Économie et politique

Après avoir connu vers 1840-1860 une certaine prospérité due au négoce (l’agriculture ne fut jamais très populaire chez les colons), qui donna naissance à une riche bourgeoisie d’affaires, dont la domination politique se poursuit aujourd’hui, le Liberia fut ensuite dans l’impossibilité de soutenir la concurrence des grandes firmes commerciales anglaises et allemandes. La fin du xixe s. et le début du xxe sont marqués par une succession de crises financières. Il faut attendre 1926, date de la concession d’un million d’acres à la société Firestone pour la plantation d’hévéas contre un prêt de 5 millions de dollars, pour voir le Liberia entrer dans la voie de la croissance économique. Mais le Liberia moderne est l’œuvre du président William Tubman (1895-1971), au pouvoir de 1943 à sa mort. La politique de la « porte ouverte » aux investisseurs étrangers a eu pour effet de multiplier le budget de l’État par 55 entre 1945 et 1968, grâce à l’extraction minière (fer des Bomi Hills, 1951 ; fer du mont Nimba, 1956-57), aux cultures tropicales de plantation, à l’exploitation de la forêt, à la création d’industries légères.

Dans le domaine politique, si le président Arthur Barclay avait accordé la citoyenneté libérienne à tous les indigènes en 1904, les provinces de l’intérieur et les régions « tribales » des comtés côtiers ne furent représentées à la Chambre qu’en 1944 ; en 1964, les provinces ont été transformées en comtés (unification policy) avec représentation au Sénat. Le droit de vote a été considérablement étendu. Les Américano-Libériens n’ont plus le monopole des hautes charges dans l’État, qui vont ici de pair avec les gros revenus dans l’ordre de l’économie.

Cependant, la suprématie politique, économique, culturelle et religieuse des quelques familles étroitement liées entre elles qui constituent la couche supérieure de la classe des descendants de colons américains, exprimée par le maintien au pouvoir depuis 1877 du parti unique de fait True Whig Party et incarnée dans un régime présidentiel très fort sous un mince vernis parlementaire, reste la caractéristique du fait politique libérien. Les complots (1955, 1958) et les tentatives de putsch militaire (1969-70) ont échoué, et la succession du président Tubman, mort de maladie en cours de mandat, s’est faite constitutionnellement par l’accession au pouvoir de William Tolbert, vice-président depuis 1951.

J.-C. N.


La population actuelle

La population autochtone se subdivise en quatre groupes principaux.

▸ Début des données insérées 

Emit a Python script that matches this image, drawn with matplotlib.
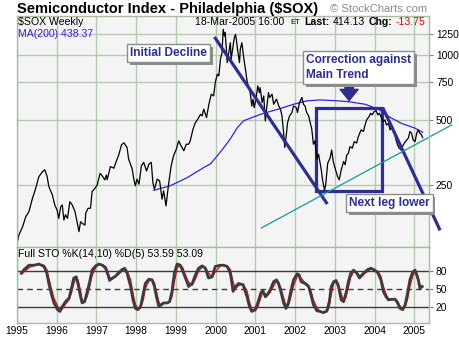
import matplotlib
matplotlib.use("Agg")
import matplotlib.pyplot as plt
import matplotlib.patheffects as pe
from matplotlib.patches import Rectangle

plt.rcParams['font.family'] = ['Liberation Sans', 'DejaVu Sans']

# ------------------ DATA ------------------ #
price_years = [
    1995.01, 1995.05, 1995.14, 1995.22, 1995.30, 1995.39, 1995.47, 1995.55, 1995.64, 1995.70,
    1995.76, 1995.80, 1995.89, 1995.95, 1996.01, 1996.05, 1996.10, 1996.14, 1996.18, 1996.22,
    1996.27, 1996.33, 1996.39, 1996.46, 1996.52, 1996.56, 1996.60, 1996.64, 1996.71, 1996.73,
    1996.79, 1996.85, 1996.89, 1996.96, 1997.02, 1997.09, 1997.16, 1997.21, 1997.25, 1997.27,
    1997.35, 1997.44, 1997.48, 1997.56, 1997.63, 1997.69, 1997.77, 1997.81, 1997.90, 1997.94,
    1997.98, 1998.02, 1998.07, 1998.13, 1998.19, 1998.26, 1998.32, 1998.38, 1998.42, 1998.46,
    1998.53, 1998.59, 1998.65, 1998.69, 1998.75, 1998.78, 1998.82, 1998.88, 1998.94, 1999.01,
    1999.07, 1999.13, 1999.20, 1999.26, 1999.32, 1999.36, 1999.43, 1999.49, 1999.55, 1999.62,
    1999.66, 1999.70, 1999.77, 1999.83, 1999.89, 1999.95, 1999.99, 2000.04, 2000.08, 2000.12,
    2000.16, 2000.19, 2000.22, 2000.24, 2000.27, 2000.29, 2000.33, 2000.37, 2000.39, 2000.44,
    2000.47, 2000.50, 2000.52, 2000.55, 2000.60, 2000.62, 2000.66, 2000.70, 2000.75, 2000.79,
    2000.83, 2000.87, 2000.91, 2000.94, 2000.97, 2001.02, 2001.06, 2001.10, 2001.12, 2001.17,
    2001.21, 2001.25, 2001.29, 2001.33, 2001.36, 2001.42, 2001.46, 2001.53, 2001.59, 2001.63,
    2001.67, 2001.71, 2001.74, 2001.78, 2001.81, 2001.86, 2001.92, 2001.96, 2002.03, 2002.06,
    2002.11, 2002.17, 2002.21, 2002.25, 2002.29, 2002.34, 2002.38, 2002.42, 2002.46, 2002.50,
    2002.55, 2002.59, 2002.66, 2002.69, 2002.74, 2002.77, 2002.82, 2002.88, 2002.92, 2002.96,
    2003.02, 2003.07, 2003.11, 2003.16, 2003.22, 2003.26, 2003.30, 2003.34, 2003.38, 2003.44,
    2003.49, 2003.55, 2003.59, 2003.66, 2003.72, 2003.76, 2003.80, 2003.86, 2003.90, 2003.94,
    2003.99, 2004.04, 2004.08, 2004.12, 2004.16, 2004.22, 2004.26, 2004.30, 2004.35, 2004.39,
    2004.45, 2004.50, 2004.54, 2004.58, 2004.62, 2004.67, 2004.70, 2004.75, 2004.81, 2004.85,
    2004.89, 2004.93, 2004.97, 2005.02, 2005.06, 2005.10, 2005.14, 2005.18, 2005.21,
]
price_values = [
    137, 147, 160, 178, 188, 217, 241, 273, 288, 294,
    273, 246, 225, 202, 191, 175, 198, 202, 172, 182,
    175, 209, 202, 188, 166, 152, 169, 166, 163, 185,
    195, 195, 233, 241, 250, 283, 273, 264, 278, 264,
    304, 299, 315, 344, 383, 392, 373, 329, 296, 266,
    248, 266, 252, 306, 318, 290, 312, 318, 256, 239,
    266, 261, 215, 235, 200, 222, 256, 306, 341, 366,
    400, 379, 360, 386, 386, 400, 453, 486, 504, 531,
    522, 561, 513, 591, 658, 646, 745, 814, 800, 955,
    1025, 1315, 1225, 1268, 1063, 921, 1025, 1140, 955, 1100,
    1203, 1246, 1182, 1063, 921, 1063, 1140, 989, 858, 758,
    706, 669, 580, 624, 570, 635, 719, 669, 706, 602,
    646, 495, 580, 669, 635, 658, 591, 624, 580, 561,
    522, 437, 373, 429, 486, 522, 541, 580, 570, 541,
    602, 635, 591, 580, 541, 522, 486, 453, 386, 400,
    329, 347, 293, 264, 237, 250, 315, 333, 363, 321,
    293, 273, 264, 293, 321, 310, 344, 350, 376, 370,
    397, 391, 418, 450, 442, 474, 500, 518, 537, 528,
    547, 552, 528, 537, 518, 491, 500, 474, 482, 450,
    466, 434, 404, 383, 370, 363, 376, 391, 404, 412,
    442, 434, 404, 397, 434, 450, 434, 427, 414,
]

ma_years = [1998.44, 1998.86, 1999.28, 1999.70, 1999.87, 2000.04, 2000.20, 2000.37, 2000.54, 2000.70,
            2000.91, 2001.21, 2001.58, 2001.96, 2002.30, 2002.63, 2003.01, 2003.34, 2003.76, 2004.09,
            2004.39, 2004.68, 2005.02, 2005.21]
ma_values = [236, 248, 270, 301, 313, 341, 371, 409, 459, 495,
             513, 537, 561, 591, 613, 619, 614, 608, 591, 562,
             514, 482, 458, 438]

sto_years = [
    1995.11, 1995.18, 1995.30, 1995.43, 1995.55, 1995.68, 1995.75, 1995.80, 1995.86, 1995.93,
    1996.02, 1996.08, 1996.14, 1996.22, 1996.31, 1996.37, 1996.43, 1996.49, 1996.54, 1996.60,
    1996.64, 1996.70, 1996.77, 1996.83, 1996.89, 1996.98, 1997.06, 1997.15, 1997.23, 1997.29,
    1997.33, 1997.40, 1997.48, 1997.56, 1997.65, 1997.71, 1997.77, 1997.86, 1997.92, 1997.98,
    1998.04, 1998.11, 1998.18, 1998.23, 1998.32, 1998.40, 1998.46, 1998.51, 1998.57, 1998.63,
    1998.69, 1998.78, 1998.84, 1998.90, 1998.96, 1999.03, 1999.11, 1999.18, 1999.24, 1999.32,
    1999.41, 1999.49, 1999.57, 1999.66, 1999.74, 1999.82, 1999.91, 1999.99, 2000.12, 2000.20,
    2000.29, 2000.37, 2000.44, 2000.50, 2000.58, 2000.69, 2000.79, 2000.85, 2000.91, 2001.00,
    2001.07, 2001.14, 2001.19, 2001.25, 2001.29, 2001.37, 2001.46, 2001.53, 2001.58, 2001.64,
    2001.71, 2001.77, 2001.83, 2001.89, 2001.96, 2002.05, 2002.10, 2002.15, 2002.25, 2002.34,
    2002.40, 2002.46, 2002.55, 2002.63, 2002.71, 2002.80, 2002.86, 2002.91, 2002.97, 2003.03,
    2003.09, 2003.16, 2003.22, 2003.28, 2003.34, 2003.40, 2003.47, 2003.55, 2003.62, 2003.68,
    2003.74, 2003.83, 2003.91, 2004.00, 2004.08, 2004.16, 2004.22, 2004.29, 2004.35, 2004.43,
    2004.52, 2004.58, 2004.64, 2004.71, 2004.77, 2004.83, 2004.89, 2004.96, 2005.02, 2005.06,
    2005.10, 2005.14, 2005.20,
]
sto_k = [
    76, 82, 89, 89, 91, 87, 76, 59, 43, 27,
    16, 13, 21, 29, 35, 51, 68, 70, 57, 37,
    27, 29, 46, 62, 81, 88, 91, 89, 84, 73,
    64, 68, 71, 77, 82, 84, 76, 54, 32, 18,
    16, 21, 43, 59, 66, 65, 54, 37, 21, 24,
    27, 27, 29, 46, 76, 91, 89, 78, 68, 54,
    59, 73, 84, 88, 84, 68, 70, 87, 89, 89,
    87, 76, 46, 54, 59, 57, 37, 21, 13, 16,
    29, 44, 47, 37, 40, 48, 62, 65, 59, 46,
    27, 18, 27, 46, 65, 75, 73, 62, 59, 54,
    40, 24, 14, 13, 11, 14, 29, 54, 62, 64,
    54, 32, 29, 43, 62, 76, 81, 76, 68, 73,
    77, 82, 84, 81, 77, 65, 46, 37, 32, 33,
    33, 27, 18, 16, 24, 43, 65, 78, 81, 73,
    65, 51, 54,
]
sto_d = [
    74, 78, 85, 89, 90, 89, 82, 68, 52, 35,
    22, 15, 17, 25, 32, 43, 59, 69, 64, 47,
    32, 28, 38, 54, 72, 85, 90, 90, 87, 79,
    69, 66, 70, 74, 80, 83, 80, 65, 43, 25,
    17, 18, 32, 51, 63, 66, 60, 46, 29, 22,
    26, 27, 28, 37, 61, 84, 90, 84, 73, 61,
    56, 66, 79, 86, 86, 76, 69, 78, 88, 89,
    88, 82, 61, 50, 56, 58, 47, 29, 17, 14,
    22, 36, 45, 42, 38, 44, 55, 63, 62, 52,
    36, 22, 22, 36, 55, 70, 74, 68, 60, 56,
    47, 32, 19, 13, 12, 12, 21, 41, 58, 63,
    59, 43, 30, 36, 52, 69, 78, 78, 72, 70,
    75, 79, 83, 82, 79, 71, 55, 41, 34, 32,
    33, 30, 22, 17, 20, 33, 54, 71, 79, 77,
    69, 58, 53,
]

# hand-drawn annotation lines (date, price)
decline1_years = [1999.97, 2002.81]
decline1_values = [1212, 204]
decline2_years = [2004.21, 2005.65]
decline2_values = [568, 154]
support_years = [2001.15, 2005.94]
support_values = [158, 474]
box_years = [2002.53, 2004.19]
box_values = [235, 568]

price_ticks = [250, 500, 750, 1000, 1250]
sto_levels = [20, 50, 80]
year_ticks = list(range(1995, 2006))

# ------------------ STYLE ------------------ #
BG = '#f4f4f4'
GRID = '#b4cbb0'
NAVY = '#2e2e8f'
MA_BLUE = '#3a1ee0'

fig = plt.figure(figsize=(4.6, 3.4), dpi=100)
ax = fig.add_axes([17 / 460, 1 - 247 / 340, 412 / 460, 231 / 340])
ax2 = fig.add_axes([17 / 460, 1 - 323 / 340, 412 / 460, 76 / 340], sharex=ax)

for a in (ax, ax2):
    a.set_facecolor(BG)
    for s in a.spines.values():
        s.set_color('#a8bca4')
        s.set_linewidth(1)
    a.set_xticks(year_ticks)
    a.grid(True, axis='x', color=GRID, linewidth=1)
    a.set_axisbelow(True)
    a.yaxis.tick_right()
    a.tick_params(axis='y', direction='out', length=3, pad=2, labelsize=7.4, color='#808080')

# ------------------ PRICE PANEL ------------------ #
ax.set_yscale('log')
ax.set_xlim(1995.0, 2005.37)
ax.set_ylim(129, 1515)
ax.set_yticks(price_ticks)
ax.set_yticklabels([str(v) for v in price_ticks])
ax.minorticks_off()
ax.grid(True, axis='y', color=GRID, linewidth=1)
ax.tick_params(axis='x', length=0, labelbottom=False)

ax.plot(ma_years, ma_values, color=MA_BLUE, linewidth=0.9)
ax.plot(price_years, price_values, color='black', linewidth=0.9)

ax.plot(decline1_years, decline1_values, color=NAVY, linewidth=2.3, clip_on=False,
        solid_capstyle='butt')
ax.plot(decline2_years, decline2_values, color=NAVY, linewidth=2.3, clip_on=False,
        solid_capstyle='butt')
ax.plot(support_years, support_values, color='#119a9a', linewidth=0.9, clip_on=False)
ax.add_patch(Rectangle((box_years[0], box_values[0]), box_years[1] - box_years[0],
                       box_values[1] - box_values[0], fill=False, edgecolor=NAVY,
                       linewidth=2.3))

ax.annotate('', xy=(2003.36, 615), xytext=(2003.36, 735),
            arrowprops=dict(arrowstyle='simple,head_width=1.3,head_length=0.8,tail_width=0.6',
                            color=NAVY, shrinkA=0, shrinkB=0))


def note(x, y, txt):
    t = fig.text(x / 460, 1 - y / 340, txt, fontsize=8.6, fontweight='bold', color=NAVY,
                 ha='left', va='top', linespacing=1.35,
                 bbox=dict(boxstyle='square,pad=0.25', facecolor='white', edgecolor='#8c8c8c',
                           linewidth=1))
    t.get_bbox_patch().set_path_effects([
        pe.withSimplePatchShadow(offset=(2, -2), shadow_rgbFace='#8c8c8c', alpha=1)])


note(130, 47, 'Initial Decline')
note(306, 54, 'Correction against\nMain Trend')
note(349, 197, 'Next leg lower')

# header texts
fig.text(17 / 460, 1 - 9 / 340, 'Semiconductor Index - Philadelphia ($SOX)', fontsize=10.5,
         fontweight='bold', ha='left', va='center')
fig.text(427 / 460, 1 - 9 / 340, '\u00a9 StockCharts.com', fontsize=8.1, color='#8a8a8a',
         ha='right', va='center')
ax.text(0.003, 0.995, '$SOX Weekly', transform=ax.transAxes, fontsize=7.6, ha='left', va='top')
ax.text(0.003, 0.945, 'MA(200) 438.37', transform=ax.transAxes, fontsize=7.6, color=MA_BLUE,
        ha='left', va='top')
hy = 1 - 22 / 340
fig.text(195 / 460, hy, '18-Mar-2005 16:00', fontsize=7.6, ha='left', va='center')
fig.text(290 / 460, hy, 'ET', fontsize=5.5, ha='left', va='center')
fig.text(304 / 460, hy, 'Last:', fontsize=7.6, fontweight='bold', ha='left', va='center')
fig.text(333 / 460, hy, '414.13', fontsize=7.6, ha='left', va='center')
fig.text(369 / 460, hy, 'Chg:', fontsize=7.6, fontweight='bold', ha='left', va='center')
fig.text(396 / 460, hy, '-13.75', fontsize=7.6, color='#dd0000', ha='left', va='center')

# ------------------ STOCHASTIC PANEL ------------------ #
ax2.set_ylim(-6, 119)
ax2.set_yticks(sto_levels)
ax2.set_yticklabels([str(v) for v in sto_levels])
ax2.axhline(80, color='#3c3c3c', linewidth=1)
ax2.axhline(20, color='#3c3c3c', linewidth=1)
ax2.axhline(50, color='#3c3c3c', linewidth=1, linestyle=(0, (4, 3)))
ax2.plot(sto_years, sto_d, color='#ee0000', linewidth=0.9)
ax2.plot(sto_years, sto_k, color='#3c3c3c', linewidth=2)
ax2.set_xticklabels([str(y) for y in year_ticks])
ax2.tick_params(axis='x', length=0, labelsize=7.4, pad=2)
ax2.text(0.003, 0.98, 'Full STO %K(14,10) %D(5) 53.59 53.09', transform=ax2.transAxes,
         fontsize=7.6, ha='left', va='top')

fig.savefig('out.png', dpi=100, facecolor='white')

Le groupe krou (400 000 environ) occupe la moitié méridionale du pays, au sud d’un parallèle passant au nord de Monrovia (Krous proprement dits, Dés, Bassas, etc.). Les Krous sont des cultivateurs et chasseurs forestiers laborieux, qui fournissent traditionnellement aux navires desservant la côte d’Afrique la main-d’œuvre nécessaire aux opérations de force sous les latitudes plus méridionales ; ils sont alors embarqués à l’aller et débarqués au retour (Krumen).

Le groupe des ethnies relevant de l’ensemble linguistique mandé du Sud (400 000 environ), au nord et au nord-est, à cheval sur la frontière guinéenne (Mendés, Lomas, Kpellés, Manos), est constitué d’agriculteurs forestiers assez frustes.

Les Vaïs (100 000 environ) occupent le littoral à l’ouest de Monrovia et parlent une langue apparentée au mandingue (groupe mandé-tan). Ils ont élaboré au xixe s., pour écrire leur langue, une écriture syllabique originale.

Le groupe ouest-atlantique comprend les Golas (50 000), les Kissis (50 000), etc.

Les immigrés afro-américains, établis au xixe s., sont peu nombreux (moins de 100 000), mais constituent une sorte d’aristocratie dominante, à laquelle le président W. Tubman s’est efforcé d’associer les éléments issus de l’aristocratie tribale (chefferie) autochtone.